I nodded at him to proceed.


"All right." He said. Then, surprised by something, he held up his hand for a time out. He hacked up some phlegm for awhile, then, unphased, continued. "So it turns out that time travel, while possible, is super finicky. We can travel to the past, but the course of history is unchangeable. If you try to change it it won't let you. You can go back into the past and do things, see stuff, talk to people, but if anything you do has any kind of ripple effect on the future it simply won't happen."


"I don't understand. How does it "not happen"?"


"On the big scale, the time machine simply doesn't work most of the time. If someone wants to go back for the wrong reasons, or to the wrong place or time, as far as changing history is concerned, then the time machine simply won't work. At least that's the theory. But it's a pretty sound one. And if someone does go back and starts to say or do the wrong thing, like if I told you an essential future event, I'd pop back to the future before I could do it. In fact, that's how my return trip works. The time machine only goes backwards. I go back to my present simply by trying to change the past on purpose. Neat, huh?"


"I guess." I said hesitantly. "So what brings you to me?"


"Your blog!"


"My blog?" I asked. "Does it get important and famous?"


"Who knows?" He said. "Well I do, but I'd probably disappear if I tried to tell you. And you have to take anything a time traveler says with a grain of salt anyway. A person can't stay in the past for more than two seconds without learning to get cagey about the truth."


"So, my blog..." I encouraged.


"Right. Well, sometimes there are loops." The time traveler said.


"Loops?"


"Yeah. So sometimes there are incidences where it is clear in the future that something in the past had to have been affected by time travel. If that's true then it is possible to go back in time and make it happen."


"Weird." I said. "So is that happening now?"


He put a finger against his knobby nose, tapped, and nodded. "You write a lot of blog posts where you do these interviews with people that you couldn't have done without using a time machine."


"But are you sure I didn't just make them up?" I asked. "It totally sounds like something I'd make up."


"Well, I'm here, so, oddly, that kind of seals it." He said.


"But what if you didn't come? Why did you come? What about free will?" I asked, confused by all these issues at once.

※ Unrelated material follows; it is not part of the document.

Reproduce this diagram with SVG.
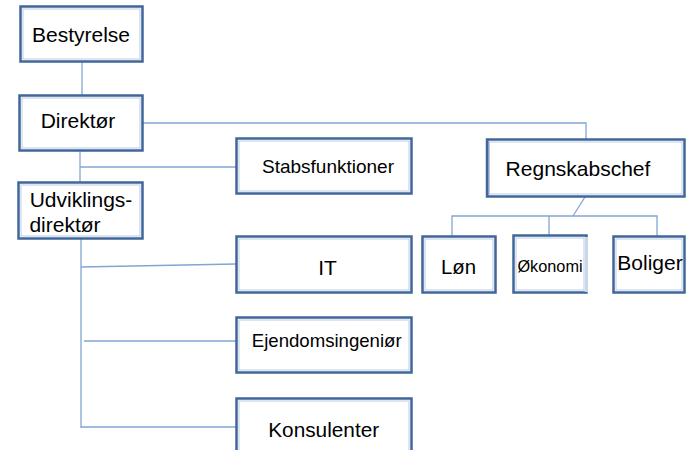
<svg xmlns="http://www.w3.org/2000/svg" width="686" height="450" viewBox="0 0 686 450">
<style>
.box{fill:#ffffff;stroke:#41669a;stroke-width:2.5}
.inner{fill:none;stroke:#b9cbe4;stroke-width:1}
.lbl{font-family:"Liberation Sans",Arial,sans-serif;fill:#000000;text-anchor:middle}
.con{fill:none;stroke:#82a5d4;stroke-width:1.3}
</style>
<rect width="686" height="450" fill="#ffffff"/>
<g id="connectors">
<path class="con" d="M82,62 V95"/>
<path class="con" d="M143,123 H586 V139"/>
<path class="con" d="M80,151 V182"/>
<path class="con" d="M80,167 H236"/>
<path class="con" d="M81,239 V428"/>
<path class="con" d="M81,267 L236,264"/>
<path class="con" d="M84,341 H236"/>
<path class="con" d="M81,427 H236"/>
<path class="con" d="M585,197 L573,216"/>
<path class="con" d="M452,236 V216 H657 V236"/>
<path class="con" d="M549,216 V235"/>
</g>
<g id="bestyrelse">
<rect class="box" x="20.5" y="6.5" width="122" height="55"/>
<rect class="inner" x="23" y="9" width="117" height="50"/>
<text class="lbl" x="81" y="42" font-size="21">Bestyrelse</text>
</g>
<g id="direktor">
<rect class="box" x="19.5" y="95.5" width="123" height="55"/>
<rect class="inner" x="22" y="98" width="118" height="50"/>
<text class="lbl" x="78" y="127.5" font-size="21">Direktør</text>
</g>
<g id="udviklingsdirektor">
<rect class="box" x="18.5" y="182.5" width="124" height="56"/>
<rect class="inner" x="21" y="185" width="119" height="51"/>
<text class="lbl" font-size="21"><tspan x="81" y="206.5">Udviklings-</tspan><tspan x="65" y="231.5">direktør</tspan></text>
</g>
<g id="stabsfunktioner">
<rect class="box" x="236.5" y="138.5" width="175" height="55"/>
<rect class="inner" x="239" y="141" width="170" height="50"/>
<text class="lbl" x="328" y="173.3" font-size="19">Stabsfunktioner</text>
</g>
<g id="regnskabschef">
<rect class="box" x="487" y="139.5" width="197.5" height="57"/>
<rect class="inner" x="489.5" y="142" width="192.5" height="52"/>
<rect x="486" y="139" width="2.5" height="58" fill="#41669a"/>
<text class="lbl" x="578" y="176" font-size="21">Regnskabschef</text>
</g>
<g id="it">
<rect class="box" x="236.5" y="236.5" width="175" height="56"/>
<rect class="inner" x="239" y="239" width="170" height="51"/>
<text class="lbl" x="327.5" y="275" font-size="21">IT</text>
</g>
<g id="ejendomsingenior">
<rect class="box" x="236.5" y="317.5" width="175" height="55"/>
<rect class="inner" x="239" y="320" width="170" height="50"/>
<text class="lbl" x="326.7" y="347.3" font-size="18.6">Ejendomsingeniør</text>
</g>
<g id="konsulenter">
<rect class="box" x="236.5" y="398.5" width="175" height="60"/>
<rect class="inner" x="239" y="401" width="170" height="55"/>
<text class="lbl" x="323.7" y="436.7" font-size="20.8">Konsulenter</text>
</g>
<g id="lon">
<rect class="box" x="422.5" y="236.5" width="73" height="56"/>
<rect class="inner" x="425" y="239" width="68" height="51"/>
<text class="lbl" x="458.5" y="274" font-size="20.4">Løn</text>
</g>
<g id="okonomi">
<rect class="box" x="513.5" y="235.5" width="73" height="57" style="stroke:#41669a"/>
<rect class="inner" x="516" y="238" width="68" height="52"/>
<rect x="585" y="237" width="3" height="55" fill="#c9d6ea"/>
<text class="lbl" x="550" y="271.7" font-size="16.3">Økonomi</text>
</g>
<g id="boliger">
<rect class="box" x="613.5" y="236.5" width="71" height="56"/>
<rect class="inner" x="616" y="239" width="66" height="51"/>
<text class="lbl" x="650" y="270" font-size="21">Boliger</text>
</g>
</svg>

He shook his head in a bemused way that reminded me alarmingly of myself. "I think the sad thing about time travel is that it's no different from any other exciting new technology, like the Internet. It seems miraculous. It is miraculous. But it ends up solving nothing. It provides no real answers to anything important. And it's only just barely entertaining enough to be irresistible."


"Aren't you a ray of sunshine." I said smiling. I rather liked him.

"Chip off the old block." He replied grinning. Then he vanished, with a slightly surprised look, into thin air.

But the box was still there. It had a nice stocking cap in it. You could type instructions in the inside of it, on an odd sort of mini cloth keyboard, like where and/or when and/or to whom to go to. Then you put the hat on and it takes you there, sort of. It weirdly interprets your inputs a good deal of the time. And actually it only works at all like once out of every hundred times. I think I'm supposed to interview celebrities in it.

So far I've only managed to get to Shakespeare. 

I could barely understand him. He didn't seem to much appreciate the blog posts I gave him to read. But I may have misread his body language.